Tuesday, December 17, 2013

Winter Thoughts

At first glance, you wouldn't think a man like the Winter Soldier would have anything to celebrate during Christmas. And when that man is Bucky Barnes, who fought in World War II, he feels especially out of place, since in many ways this isn't the America he remembers, nor does Christmas feel as it once did. "Winter Kills," part of the "Casualties of War" series of stories published throughout Marvel's "Civil War" saga, explores Bucky's memories of Christmas past as he wanders present-day New York, lost in thought--mostly to allude to the sorry state of affairs that the Civil War has brought to not only Marvel's heroes, but also to the ordinary men and women who are forced to witness it and who are often caught in the crossfire.

Thankfully, "Winter Kills" only briefly spends time fulfilling its purpose of nudging the reader toward the main "Civil War" series; and if you can put aside that harsh judgment of the story as a sales tool, it's really a fine piece of writing by Ed Brubaker, who turned in such beautiful work on the Captain America book. In a way, I see Brubaker and Frank Miller as two sides of the same coin, in terms of bringing an edge to their stories and characters, with Miller perhaps taking more of a blunt instrument approach as opposed to Brubaker's more careful pacing. The character of the Winter Soldier is ripe for either writer--a trained, extremely deadly assassin off his programming, yet cast adrift in a world almost sixty years distant from what he knew. Just as "homesick" as Steve Rogers was, and haunted by memories that can never be returned to.

And so Bucky can't help but think back to the Christmas of 1944, just six months before the war ended, and remember comrades like Toro, and Namor, and of course Steve, and how Christmas seemed to have much more meaning then:

It's a scene you can either associate with the Civil War, or with the America you and I are now a part of, of course. I'd like to think Brubaker intended a little of both.

The story has its action quotient, with Nick Fury intruding on Bucky's thoughts in order to divert him to a warehouse used by Hydra and attempt to stop the Young Avengers from destroying it and thus robbing Fury of its use to him as a source of intelligence. But when a Hydra agent discovers them and they're "made," Fury has no choice but to have Bucky join the teens in their original mission:

Afterward, the kids naturally have questions about who their ally is, but Bucky instead cordially departs. And his next stop is a scene that's rewarding on many levels, as he pays his respects to:

The scene took me by complete surprise, which is probably why it worked so well for me. Jack's career as Bucky was relatively brief, and his initial return was marred by madness; yet, here, we only see his predecessor's quiet empathy for him--less than tribute, but much more than words from a stranger.

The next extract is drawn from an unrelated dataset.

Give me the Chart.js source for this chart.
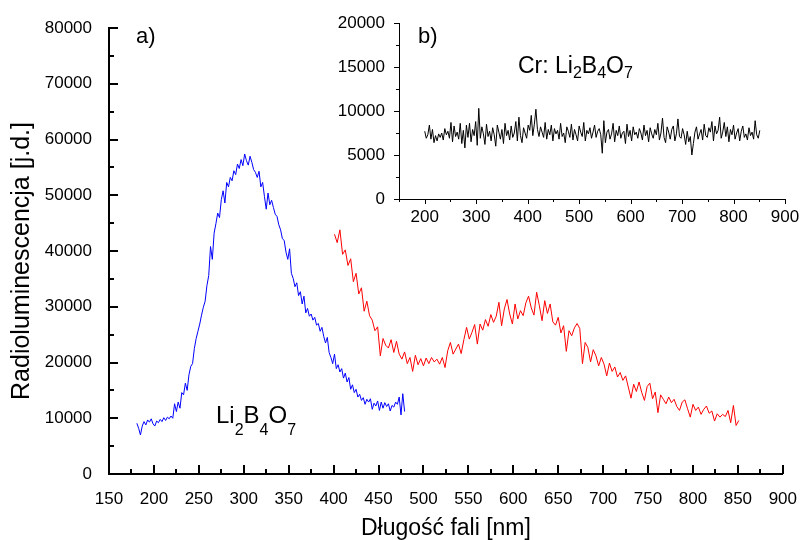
<!DOCTYPE html>
<html><head><meta charset="utf-8">
<script src="https://cdn.jsdelivr.net/npm/chart.js@4.4.0/dist/chart.umd.min.js"></script>
<style>
html,body{margin:0;padding:0;background:#fff;}
#wrap{position:relative;width:804px;height:540px;overflow:hidden;}
#main{position:absolute;left:0;top:0;}
#inset{position:absolute;left:330px;top:0;}
</style></head><body>
<div id="wrap"><canvas id="main" width="804" height="540"></canvas><canvas id="inset" width="474" height="232"></canvas></div>
<script>
// ---------- DATA ----------
const blueStart = 181, blueStep = 2;
const blueValues = [
9100, 8200, 7000, 8600, 9400, 8800, 9700, 9300, 9900, 9000,
8600, 9500, 9200, 9800, 9400, 10100, 9600, 10200, 9900, 10400,
10000, 12600, 11200, 12900, 11800, 14600, 14200, 16300, 15000, 17800,
19300, 19800, 22500, 24300, 25600, 26900, 28500, 29900, 31000, 33800,
35600, 40800, 38500, 43200, 44900, 46800, 46000, 49200, 50800, 48600,
52300, 51500, 53200, 52600, 54400, 53700, 55600, 54800, 56400, 55300,
57400, 56200, 55400, 57000, 55900, 54600, 54100, 53200, 54300, 51500,
52300, 49800, 47500, 50400, 48300, 49100, 47800, 46600, 46200, 44700,
43800, 42200, 41900, 39800, 38500, 40400, 36000, 35100, 33600, 34300,
32000, 32700, 30500, 31900, 28900, 29700, 28300, 28700, 27600, 28100,
26700, 27000, 25600, 26300, 24700, 23500, 24500, 21800, 20900, 19800,
21500, 18900, 19600, 18300, 18900, 17200, 18100, 16500, 17300, 15200,
16000, 14600, 15200, 13800, 14300, 13200, 13700, 12500, 13400, 12900,
13500, 11600, 12700, 12200, 13100, 11400, 12900, 11800, 12800, 12100,
12600, 11300, 12300, 12000, 12900, 12500, 13800, 10600, 14400, 11200
];
const redStart = 401, redStep = 3;
const redValues = [
43000, 41500, 43800, 39400, 40200, 37400, 38600, 34500, 36000, 32300,
33400, 29200, 31000, 28400, 27600, 25700, 26400, 21200, 24300, 23100,
22600, 24100, 21800, 23800, 21500, 20600, 21900, 19800, 20900, 18400,
21300, 19600, 20700, 19400, 20800, 19800, 20900, 20100, 20600, 19700,
20900, 19100, 22100, 23600, 21500, 22400, 23300, 21600, 24100, 26300,
24200, 25400, 26800, 23300, 26900, 25800, 27700, 26500, 28600, 27200,
28300, 30800, 26600, 29600, 31300, 28700, 26900, 30500, 27800, 29300,
28400, 30700, 31900, 29800, 28500, 32600, 30200, 27500, 31100, 28800,
30500, 27300, 26700, 28100, 25300, 26600, 22000, 25700, 24800, 26200,
27000, 26100, 19800, 23600, 22700, 20100, 22300, 21200, 19400, 20900,
19700, 17600, 19900, 18400, 19200, 17400, 18200, 16800, 17600, 15600,
13600, 16100, 14800, 16500, 14600, 13200, 15700, 16300, 13500, 14700,
11000, 14200, 13400, 12600, 13800, 12800, 13400, 12100, 11400, 12900,
13300, 11700, 10200, 12500, 11400, 12000, 10700, 11600, 12200, 10900,
11300, 9500, 10800, 10200, 10700, 10300, 11400, 9200, 12300, 8700, 9600
];
const insetStart = 200, insetStep = 3;
const insetValues = [
7700, 6900, 7300, 8400, 6800, 7900, 6400, 7200, 6600, 7400,
7000, 7500, 6700, 8000, 7300, 7700, 6900, 8700, 6500, 8300,
7100, 7600, 6800, 8600, 6300, 7800, 5800, 8400, 7000, 8600,
6500, 7900, 7200, 8800, 6100, 10300, 6900, 8200, 7400, 6200,
8500, 7100, 7700, 6600, 8100, 7300, 6000, 8400, 7600, 6800,
7900, 6300, 8600, 7200, 7800, 6700, 8300, 7000, 7500, 8800,
6600, 9300, 7200, 6400, 8100, 7500, 6900, 8400, 7800, 9500,
7200, 8500, 10200, 7900, 7100, 8200, 7600, 7000, 8700, 6800,
7900, 7300, 8400, 6600, 8000, 7400, 7800, 6800, 8600, 7100,
7500, 6400, 8200, 7700, 7000, 8500, 6700, 7900, 7300, 6600,
8300, 7600, 7100, 8700, 6600, 7800, 7400, 8100, 6900, 7600,
8400, 7000, 7700, 8000, 7300, 5200, 8900, 6400, 7600, 7900,
6800, 7400, 8600, 6500, 7800, 7200, 8300, 6900, 7500, 7700,
6300, 8500, 7100, 7800, 6600, 8200, 7300, 7600, 6900, 8000,
7500, 6700, 8400, 7200, 7800, 6500, 8100, 7400, 6900, 7900,
7300, 8600, 6700, 7500, 9200, 7000, 6400, 8200, 7600, 6800,
7900, 8300, 6600, 7400, 9100, 7100, 6900, 8000, 7300, 6200,
7700, 6500, 7100, 5000, 6300, 7600, 8200, 6800, 7400, 7900,
6700, 8500, 7200, 7000, 8100, 7600, 8800, 6600, 8300, 7400,
7800, 9300, 6900, 7600, 8700, 7100, 8200, 6500, 7900, 7300,
8400, 6800, 7500, 8000, 6600, 7700, 8300, 7000, 7400, 6700,
8100, 7200, 7600, 6800, 8900, 7300, 6900, 7800
];
const mainXTickLabels = [150,200,250,300,350,400,450,500,550,600,650,700,750,800,850,900];
const mainYTickLabels = [0,10000,20000,30000,40000,50000,60000,70000,80000];
const insetXTickLabels = [200,300,400,500,600,700,800,900];
const insetYTickLabels = [0,5000,10000,15000,20000];

const xTitle = 'Długość fali [nm]';
const yTitle = 'Radioluminescencja [j.d.]';

// ---------- HELPERS ----------
function toPoints(start, step, vals){ return vals.map((v,i)=>({x:start+i*step, y:v})); }
const FONT = "'Liberation Sans', Arial, sans-serif";
const plain = v => String(v);

function tickPlugin(o){
  return { id:'tk'+o.id, afterDraw(chart){
    const ctx = chart.ctx, xs = chart.scales.x, ys = chart.scales.y, a = chart.chartArea;
    ctx.save(); ctx.strokeStyle = '#000'; ctx.lineWidth = o.lw; ctx.beginPath();
    const off = o.lw % 2 ? 0.5 : 0;
    for (let v = xs.min; v <= xs.max + 1e-6; v += o.xMinor){
      const major = Math.abs((v - o.xMajorBase) % o.xMajor) < 1e-6;
      const p = Math.round(xs.getPixelForValue(v)) + off;
      const L = major ? o.majorLen : o.minorLen;
      ctx.moveTo(p, a.bottom); ctx.lineTo(p, a.bottom + o.xDir * L);
    }
    for (let v = ys.min; v <= ys.max + 1e-6; v += o.yMinor){
      const major = Math.abs(v % o.yMajor) < 1e-6;
      const p = Math.round(ys.getPixelForValue(v)) + off;
      const L = major ? o.majorLen : o.minorLen;
      ctx.moveTo(a.left, p); ctx.lineTo(a.left + o.yDir * L, p);
    }
    ctx.stroke(); ctx.restore();
  }};
}
function drawParts(ctx, parts, x, y, size, subSize, subDy){
  let cx = x;
  ctx.textBaseline = 'alphabetic'; ctx.textAlign = 'left'; ctx.fillStyle = '#000';
  for (const [t, sub] of parts){
    ctx.font = (sub ? subSize : size) + 'px ' + FONT;
    ctx.fillText(t, cx, sub ? y + subDy : y);
    cx += ctx.measureText(t).width;
  }
}

// ---------- MAIN CHART ----------
new Chart(document.getElementById('main'), {
  type: 'line',
  data: { datasets: [
    { data: toPoints(blueStart, blueStep, blueValues), borderColor:'#0000ff', borderWidth:1, pointRadius:0, tension:0 },
    { data: toPoints(redStart, redStep, redValues), borderColor:'#ff0000', borderWidth:1, pointRadius:0, tension:0 }
  ]},
  options: {
    responsive:false, animation:false, devicePixelRatio:1,
    layout:{ padding:{ left:0, top:28, right:15, bottom:0 } },
    plugins:{ legend:{display:false}, tooltip:{enabled:false} },
    scales:{
      x:{ type:'linear', min:150, max:900,
        afterBuildTicks: s => { s.ticks = mainXTickLabels.map(v=>({value:v})); },
        afterFit: s => { s.height = 66; },
        grid:{ display:false }, border:{ display:true, color:'#000', width:2 },
        ticks:{ color:'#000', font:{ family:FONT, size:17 }, padding:7, maxRotation:0, autoSkip:false, callback:plain },
        title:{ display:true, text:xTitle, color:'#000', font:{ family:FONT, size:23, lineHeight:1 }, padding:{top:0,bottom:0} }
      },
      y:{ type:'linear', min:0, max:80000,
        afterBuildTicks: s => { s.ticks = mainYTickLabels.map(v=>({value:v})); },
        afterFit: s => { s.width = 109; },
        grid:{ display:false }, border:{ display:true, color:'#000', width:2 },
        ticks:{ color:'#000', font:{ family:FONT, size:17 }, padding:9, autoSkip:false, callback:plain },
        title:{ display:false }
      }
    }
  },
  plugins:[
    tickPlugin({ id:'m', lw:2, xMinor:25, xMajor:50, xMajorBase:150, yMinor:5000, yMajor:10000, majorLen:9, minorLen:5, xDir:-1, yDir:1 }),
    { id:'annM', afterDraw(chart){
        const ctx = chart.ctx; ctx.save();
        // y axis title (real text)
        ctx.save();
        ctx.translate(22, 261); ctx.rotate(-Math.PI/2);
        ctx.font = '25px ' + FONT; ctx.fillStyle = '#000'; ctx.textAlign = 'center'; ctx.textBaseline = 'middle';
        ctx.fillText(yTitle, 0, 0);
        ctx.restore();
        drawParts(ctx, [['a)',0]], 136, 43, 22, 14, 0);
        drawParts(ctx, [['Li',0],['2',1],['B',0],['4',1],['O',0],['7',1]], 216, 423, 24, 16, 12);
        ctx.restore();
    }}
  ]
});

// ---------- INSET CHART ----------
new Chart(document.getElementById('inset'), {
  type: 'line',
  data: { datasets: [
    { data: toPoints(insetStart, insetStep, insetValues), borderColor:'#000000', borderWidth:1, pointRadius:0, tension:0 }
  ]},
  options: {
    responsive:false, animation:false, devicePixelRatio:1,
    layout:{ padding:{ left:0, top:23, right:19, bottom:0 } },
    plugins:{ legend:{display:false}, tooltip:{enabled:false} },
    scales:{
      x:{ type:'linear', min:150, max:900,
        afterBuildTicks: s => { s.ticks = insetXTickLabels.map(v=>({value:v})); },
        afterFit: s => { s.height = 33; },
        grid:{ display:false }, border:{ display:true, color:'#000', width:1 },
        ticks:{ color:'#000', font:{ family:FONT, size:17 }, padding:0, maxRotation:0, autoSkip:false, callback:plain }
      },
      y:{ type:'linear', min:0, max:20000,
        afterBuildTicks: s => { s.ticks = insetYTickLabels.map(v=>({value:v})); },
        afterFit: s => { s.width = 69; },
        grid:{ display:false }, border:{ display:true, color:'#000', width:1 },
        ticks:{ color:'#000', font:{ family:FONT, size:17 }, padding:6, autoSkip:false, callback:plain }
      }
    }
  },
  plugins:[
    tickPlugin({ id:'i', lw:1, xMinor:50, xMajor:100, xMajorBase:200, yMinor:2500, yMajor:5000, majorLen:5, minorLen:3, xDir:1, yDir:-1 }),
    { id:'annI', afterDraw(chart){
        const ctx = chart.ctx; ctx.save();
        drawParts(ctx, [['b)',0]], 418-330, 43, 22, 14, 0);
        drawParts(ctx, [['Cr: Li',0],['2',1],['B',0],['4',1],['O',0],['7',1]], 518-330, 73, 23, 16, 5);
        ctx.restore();
    }}
  ]
});
</script>
</body></html>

Bucky's visit is then interrupted by the Young Avengers, who now realize who was fighting beside them. And as one group of kids to someone who would once have been their peer, their gesture (and, yes, tribute) to him caps the scene nicely:

Once the Avengers depart, the story closes with a reunion between two wartime allies who are both mostly untouched by time, with only one of them having lived through the many years that have passed. It seems fitting to let it close this post without further comment, with the observation that, despite Namor's disdain for the "surface holiday" of Christmas, he brings to this Winter Soldier priceless gifts of memories and friendship.


Anonymous said...

Thanks for showing this here, C.F. It really is a great scene. I hadn't seen it before. Wonderful art, too.
I groaned when they brought Bucky back, but it looks like they've done some interesting things with the guy. And I really like the way they handled Subby here. They really hit all the bases of why he's such a cool and complex character. His reserve, arrogance, sarcasm, and underneath, a basic decency and even compassion. And even sentimentality, which surprised me a bit. (Also, I'm glad he's wearing pants now).
It's a rare comic that can be moving as this one is. M.P.

Comicsfan said...

The only development with Bucky I wasn't fond of was when they made him the new Cap. He was a lot more interesting to me as an operative (as he's handled here), rather than taking on the role of being a national symbol. It's almost the same point I was making regarding Eric Masterson: it's a lot more than putting on that person's costume and fighting their battles.

Anonymous said...

Beautiful - who drew this?
- Mirko

Comicsfan said...

Mirko, the art was by Lee Weeks and Stefano Gaudiano with Rick Hoberg (though in some panels, you'd almost swear you could see a bit of Romita Jr.).